The red carpets have been laid out and freshly steamed across a good stretch of Hollywood Blvd. A “who’s who” of Hollywood’s most photogenic, ambitious and legendary ready themselves to file into the Dolby Theater to see and congratulate who their peers have voted “the best of the best” for the 88th Academy Awards. In the hours leading up to the televised ceremony, the lines have been drawn by critics, cinephiles and casual moviegoers in their contrasting opinions over what film should take the coveted Picture statue home. Ranging from critical darlings Mad Max: Fury Road, Room and Spotlight to Steven Spielberg and Ridley Scott returning to their classic elements with Bridge of Spies and The Martian, respectively, to The Big Short, an important film about the 2008 financial collapse told through an idiosyncratic style that’s perfectly ingenious, the Best Picture race will either be, depending on one’s perspective, either an inspired lineup or an expected one. But as of late December, one nominee has seemingly taken audiences and guilds by storm and it isn’t John Crowley’s charming Brooklyn.

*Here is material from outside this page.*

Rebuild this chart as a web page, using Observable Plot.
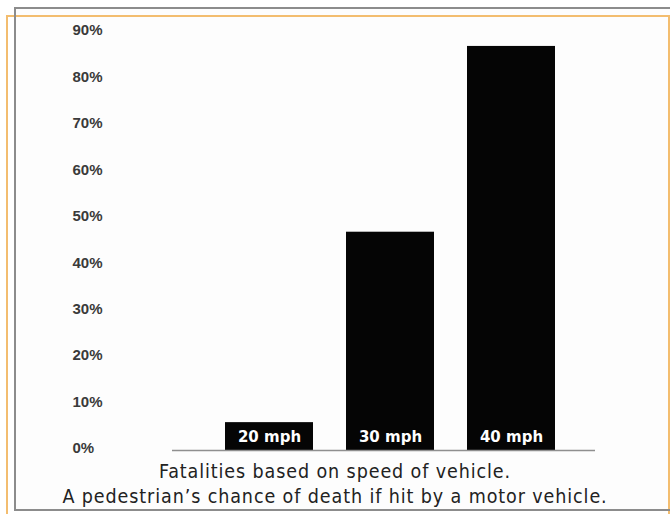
<!DOCTYPE html>
<html>
<head>
<meta charset="utf-8">
<script src="https://cdn.jsdelivr.net/npm/d3@7"></script>
<script src="https://cdn.jsdelivr.net/npm/@observablehq/plot@0.6"></script>
<style>
  html, body { margin: 0; padding: 0; background: #ffffff; width: 670px; height: 514px; overflow: hidden; }
  #wrap { position: relative; width: 670px; height: 514px; }
  #graybg { position: absolute; left: 14px; top: 7px; width: 700px; height: 504px; background: #fdfdfd; }
  #orange { position: absolute; left: 6px; top: 15px; width: 664px; height: 520px; border: 2px solid #f3bd6f; box-sizing: border-box; }
  #gray { position: absolute; left: 14px; top: 7px; width: 700px; height: 504px; border: 2px solid #8c8c8c; box-sizing: border-box; }
  #chart { position: absolute; left: 0; top: 0; }
  #caption { position: absolute; left: 0; top: 459px; width: 670px; text-align: center; font-family: "DejaVu Sans Condensed", "DejaVu Sans", sans-serif; font-stretch: condensed; font-size: 19.5px; letter-spacing: 0.9px; line-height: 25px; color: #222; }
</style>
</head>
<body>
<div id="wrap">
  <div id="graybg"></div>
  <div id="orange"></div>
  <div id="gray"></div>
  <div id="chart"></div>
  <div id="caption">Fatalities based on speed of vehicle.<br>A pedestrian’s chance of death if hit by a motor vehicle.</div>
</div>
<script>
const speeds = ["20 mph", "30 mph", "40 mph"];
const fatality = [6, 47, 87];
const yTicks = [0, 10, 20, 30, 40, 50, 60, 70, 80, 90];

const data = speeds.map((s, i) => ({speed: s, value: fatality[i]}));

const chart = Plot.plot({
  width: 670,
  height: 458,
  marginLeft: 172,
  marginRight: 75,
  marginTop: 32,
  marginBottom: 8,
  style: {background: "transparent", overflow: "visible"},
  x: {domain: speeds, paddingInner: 0.27, paddingOuter: 0.37, align: 0.57, axis: null},
  y: {domain: [0, 90], ticks: yTicks, label: null},
  marks: [
    Plot.axisY({
      ticks: yTicks,
      tickSize: 0,
      label: null,
      tickFormat: d => d + "%",
      textAnchor: "start",
      dx: -91,
      dy: -2,
      fontSize: 15,
      fontWeight: "bold",
      fill: "#3a3a3a",
      fontFamily: "Liberation Sans, Arial, sans-serif"
    }),
    Plot.barY(data, {x: "speed", y: "value", fill: "#050505"}),
    Plot.ruleY([0], {stroke: "#8f8f8f", strokeWidth: 1.6}),
    Plot.text(data, {
      x: "speed", y: 0, text: "speed", dy: -13,
      fill: "#ffffff", fontSize: 15, fontWeight: "bold",
      fontFamily: "DejaVu Sans, sans-serif"
    })
  ]
});
document.getElementById("chart").appendChild(chart);
</script>
</body>
</html>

Alejandro González Iñárritu’s The Revenant. A tale of searing vengeance in the frozen Northern Plains, Iñárritu’s follow-up to last year’s Picture / Director winner Birdman or (The Unexpected Virtue of Ignorance), seems poised to make history tonight for numerous reasons, including the potential of Iñárritu being the first director in sixty-five years to win consecutive Directing Oscars, not to mention being the first filmmaker to helm consecutive Picture winners. Legendary cinematographer Emmanuel Lubezki will more than likely be taking his third Oscar in a row home after losing for Alfonso Cuarón’s Children of Men and Terrence Malick’s The New World and The Tree of Life, films and filmmakers that will be making later appearances in this op-ed, and, of course, Leonardo DiCaprio. The current frontrunner for Best Actor in a Leading Role will more than likely finally win the elusive Oscar his fanbase has been clamoring for him to have since his first nomination for What’s Eating Gilbert Grape?, back in 1993.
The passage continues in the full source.